» **The problem**:
Below this line is a listing that includes pictures. Copy exactly, and only, the lines from the one containing "Output the web" through the one containing "const yTicks=[10,30,50,70,90,110,130,150];"; the pictures do not go in the copy.

(Entries taken from a collection)

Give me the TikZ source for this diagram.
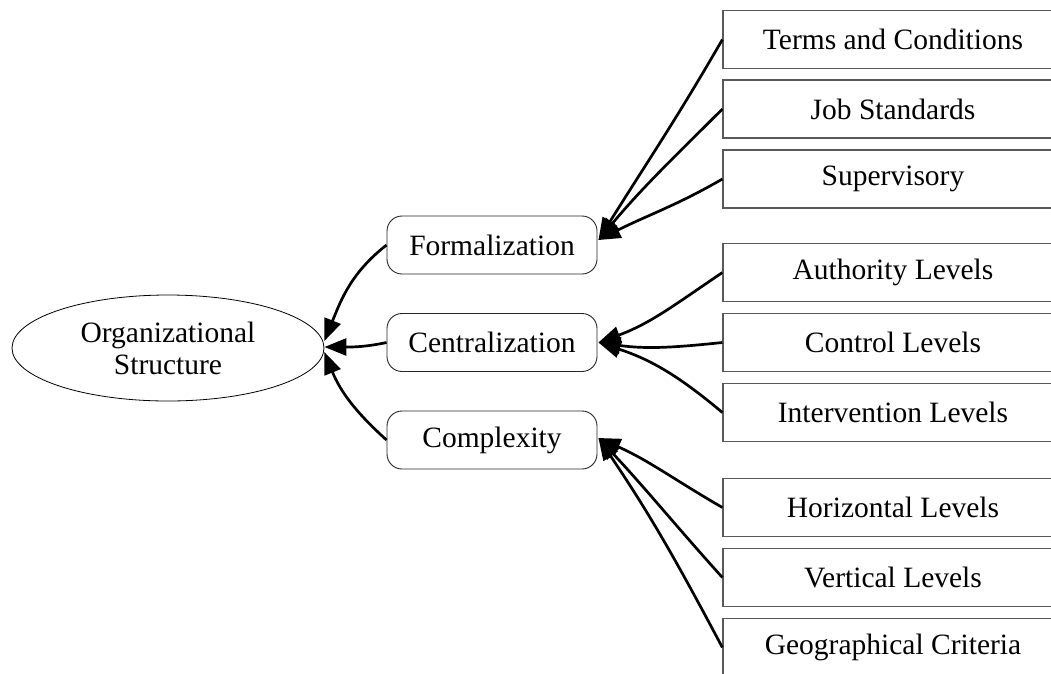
\documentclass[tikz,border=0pt]{standalone}
\usepackage{fontspec}
\setmainfont{Liberation Serif}
\usetikzlibrary{shapes.geometric,arrows.meta}

\begin{document}
\begin{tikzpicture}[x = 1pt, y = 1pt,
    every node/.style = {font = \fontsize{29.5pt}{32pt}\selectfont, inner sep = 0pt},
    root/.style = {draw, ellipse, line width = 0.8pt, minimum width = 312pt, minimum height = 106pt, align = center},
    facet/.style = {draw = black!85, rectangle, rounded corners = 15pt, line width = 0.9pt, minimum width = 210pt, minimum height = 58pt},
    item/.style = {draw = black!65, rectangle, line width = 1.2pt, minimum width = 340pt, minimum height = 58pt},
    edge/.style = {line width = 2.7pt, -{Triangle[length = 22pt, width = 17pt]}}]
      \clip (0, 0) rectangle (1051, -673);
      % root and the three dimensions
      \node[root] (org) at (168, -348) {Organizational\\Structure};
      \node[facet] (form) at (492, -245) {Formalization};
      \node[facet] (cent) at (492, -342.5) {Centralization};
      \node[facet] (comp) at (492, -440) {Complexity};
      % items on the right
      \node[item] (terms) at (893, -39.5) {Terms and Conditions};
      \node[item] (job) at (893, -109) {Job Standards};
      \node[item] (super) at (893, -179) {Supervisory};
      \node[item] (auth) at (893, -272.5) {Authority Levels};
      \node[item] (ctrl) at (893, -342.5) {Control Levels};
      \node[item] (inter) at (893, -412.5) {Intervention Levels};
      \node[item] (horiz) at (893, -507.5) {Horizontal Levels};
      \node[item] (vert) at (893, -577.5) {Vertical Levels};
      \node[item] (geo) at (893, -647.5) {Geographical Criteria};
      % edges into formalization
      \draw[edge] (terms.west) to[out = 240, in = 58] ([shift = {(1, 5)}]form.east);
      \draw[edge] (job.west) to[out = 225, in = 50] ([shift = {(1, 5)}]form.east);
      \draw[edge] (super.west) to[out = 210, in = 27] ([shift = {(1, 5)}]form.east);
      % edges into centralization
      \draw[edge] (auth.west) to[out = 214, in = 20] ([xshift = 1]cent.east);
      \draw[edge] (ctrl.west) to[out = 186, in = -8] ([xshift = 1]cent.east);
      \draw[edge] (inter.west) to[out = 140, in = -18] ([xshift = 1]cent.east);
      % edges into complexity
      \draw[edge] (horiz.west) to[out = 150, in = -24] ([shift = {(1, 2)}]comp.east);
      \draw[edge] (vert.west) to[out = 132, in = -47] ([shift = {(1, 2)}]comp.east);
      \draw[edge] (geo.west) to[out = 118, in = -56] ([shift = {(1, 2)}]comp.east);
      % edges into the root
      \draw[edge] (form.west) to[out = 218, in = 68] ([yshift = 7]org.east);
      \draw[edge] (cent.west) to[out = 192, in = 0] ([yshift = 1]org.east);
      \draw[edge] (comp.west) to[out = 138, in = -68] ([yshift = -4]org.east);
\end{tikzpicture}
\end{document}
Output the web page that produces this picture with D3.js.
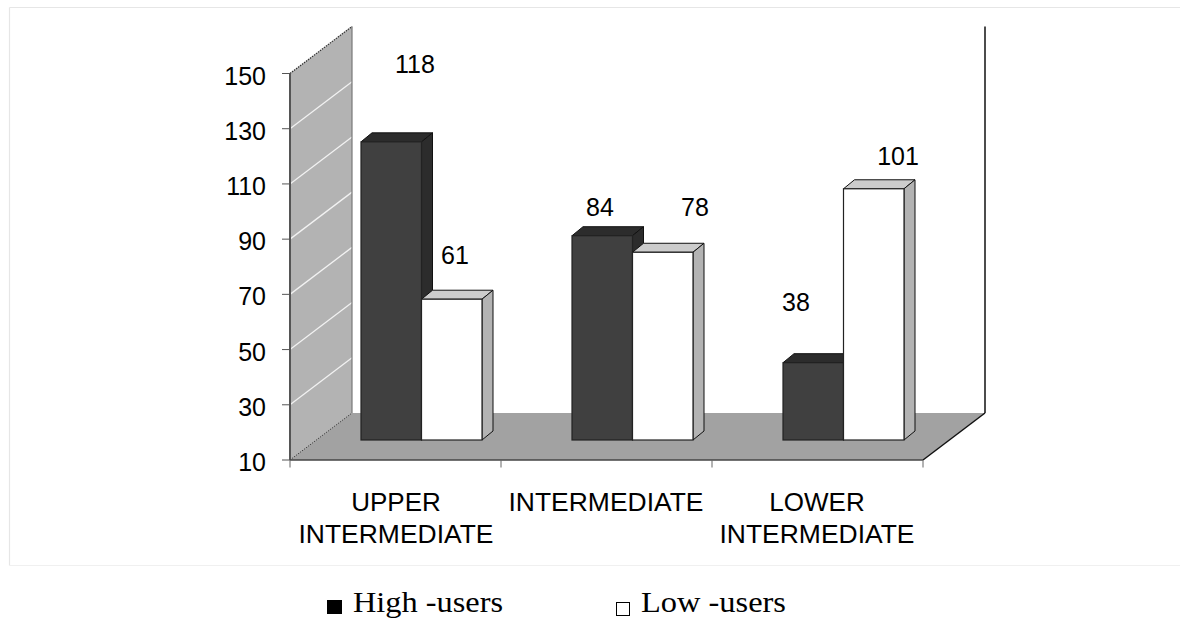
<!DOCTYPE html>
<html><head><meta charset="utf-8">
<script src="https://cdn.jsdelivr.net/npm/d3@7"></script>
<style>html,body{margin:0;padding:0;background:#fff;overflow:hidden}svg{display:block}
text{font-family:"Liberation Sans",Arial,sans-serif;fill:#000}</style></head>
<body><svg id="c" width="1180" height="620"></svg>
<script>
const categories=[["UPPER","INTERMEDIATE"],["INTERMEDIATE"],["LOWER","INTERMEDIATE"]];
const seriesNames=["High -users","Low -users"];
const highUsers=[118,84,38];
const lowUsers=[61,78,101];
const yTicks=[10,30,50,70,90,110,130,150];

const svg=d3.select("#c");
const x0=290,x1=923,floorY=460,topY=73.5;
const wallDx=62,wallDy=47,barDx=11,barDy=9,barInset=71,barW=60.5,barBaseY=440;
const y=d3.scaleLinear().domain([10,150]).range([floorY,topY]);
const x=d3.scaleBand().domain(d3.range(3)).range([x0,x1]);
const poly=(pts,fill,stroke,sw)=>svg.append("polygon").attr("points",pts.map(p=>p.join(",")).join(" "))
  .attr("fill",fill).attr("stroke",stroke||"none").attr("stroke-width",sw||0).attr("stroke-linejoin","round");
const line=(a,b,c,w,dash)=>{const l=svg.append("line").attr("x1",a[0]).attr("y1",a[1]).attr("x2",b[0]).attr("y2",b[1]).attr("stroke",c).attr("stroke-width",w);if(dash)l.attr("stroke-dasharray",dash);return l;};

// outer frame
line([9.5,7.5],[1180,7.5],"#e6e6e6",1.2);
line([9.5,7.5],[9.5,565.5],"#e6e6e6",1.2);
line([9.5,565.5],[1180,565.5],"#f0f0f0",1);

// floor
poly([[x0,floorY],[x1,floorY],[x1+wallDx,floorY-wallDy],[x0+wallDx,floorY-wallDy]],"#a2a2a2");
// left wall
poly([[x0,floorY],[x0,y(150)],[x0+wallDx,y(150)-wallDy],[x0+wallDx,floorY-wallDy]],"#b3b3b3");
// gridlines
yTicks.filter(t=>t>10&&t<150).forEach(t=>line([x0,y(t)],[x0+wallDx,y(t)-wallDy],"#f2f2f2",1.3));
// wall edges
line([x0,y(150)],[x0+wallDx,y(150)-wallDy],"#333",1.2,"1.5 1");
line([x0,floorY],[x0+wallDx,floorY-wallDy],"#444",1,"1.5 1");
line([x0+wallDx,y(150)-wallDy],[x0+wallDx,floorY-wallDy],"#777",1.2);
line([x0,y(150)],[x0,floorY],"#555",2);
// right back edge
line([x1+wallDx,y(150)-wallDy],[x1+wallDx,floorY-wallDy],"#111",1.5);
line([x1,floorY],[x1+wallDx,floorY-wallDy],"#111",1.5);
line([x0,floorY],[x1,floorY],"#444",1.5);

// axes ticks
yTicks.forEach(t=>{
  line([x0-8,y(t)],[x0,y(t)],"#555",1);
  svg.append("text").attr("x",266).attr("y",y(t)+11).attr("text-anchor","end").attr("font-size",25).text(t);
});
d3.range(4).forEach(i=>{const px=i<3?x(i):x1;line([px,floorY],[px,467.5],"#666",1);});

// bars
const barH=v=>barBaseY-(y(10)-y(v));
function topSide(bx,v,topC,sideC){
  const t=barH(v),r=bx+barW;
  poly([[bx,t],[bx+barDx,t-barDy],[r+barDx,t-barDy],[r,t]],topC,"#111",1);
  poly([[r,t],[r+barDx,t-barDy],[r+barDx,barBaseY-barDy],[r,barBaseY]],sideC,"#111",1);
}
function front(bx,v,c){
  const t=barH(v);
  svg.append("rect").attr("x",bx).attr("y",t).attr("width",barW).attr("height",barBaseY-t).attr("fill",c).attr("stroke","#222").attr("stroke-width",1.2);
}
d3.range(3).forEach(i=>{
  const bx=x(i)+barInset;
  topSide(bx,highUsers[i],"#2c2c2c","#2c2c2c");
  front(bx,highUsers[i],"#404040");
  topSide(bx+barW,lowUsers[i],"#cccccc","#b3b3b3");
  front(bx+barW,lowUsers[i],"#ffffff");
});

// value labels
const lbl=(px,py,s)=>svg.append("text").attr("x",px).attr("y",py).attr("text-anchor","middle").attr("font-size",25).text(s);
const highLabelPos=[[415,73],[600,216],[796,311]];
const lowLabelPos=[[455,264],[695,216],[898,165]];
highUsers.forEach((v,i)=>lbl(highLabelPos[i][0],highLabelPos[i][1],v));
lowUsers.forEach((v,i)=>lbl(lowLabelPos[i][0],lowLabelPos[i][1],v));

// category labels
const catCenter=[396,606,817];
categories.forEach((c,i)=>{
  c.forEach((s,j)=>svg.append("text").attr("x",catCenter[i]).attr("y",511+j*32).attr("text-anchor","middle").attr("font-size",26).attr("textLength",s.length>6?195:null).attr("lengthAdjust","spacingAndGlyphs").text(s));
});

// legend
const lg=svg.append("g");
lg.append("rect").attr("x",327).attr("y",600).attr("width",15).attr("height",14).attr("fill","#000");
lg.append("text").attr("x",353).attr("y",612).attr("font-size",30).attr("textLength",150).attr("lengthAdjust","spacingAndGlyphs").style("font-family","'Liberation Serif',serif").text(seriesNames[0]);
lg.append("rect").attr("x",616.5).attr("y",602.5).attr("width",13).attr("height",13).attr("fill","#fff").attr("stroke","#000").attr("stroke-width",1);
lg.append("text").attr("x",641).attr("y",612).attr("font-size",30).attr("textLength",145).attr("lengthAdjust","spacingAndGlyphs").style("font-family","'Liberation Serif',serif").text(seriesNames[1]);
</script></body></html>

» **Response to the exercise**:
Output the web page that produces this picture with D3.js.
<!DOCTYPE html>
<html><head><meta charset="utf-8">
<script src="https://cdn.jsdelivr.net/npm/d3@7"></script>
<style>html,body{margin:0;padding:0;background:#fff;overflow:hidden}svg{display:block}
text{font-family:"Liberation Sans",Arial,sans-serif;fill:#000}</style></head>
<body><svg id="c" width="1180" height="620"></svg>
<script>
const categories=[["UPPER","INTERMEDIATE"],["INTERMEDIATE"],["LOWER","INTERMEDIATE"]];
const seriesNames=["High -users","Low -users"];
const highUsers=[118,84,38];
const lowUsers=[61,78,101];
const yTicks=[10,30,50,70,90,110,130,150];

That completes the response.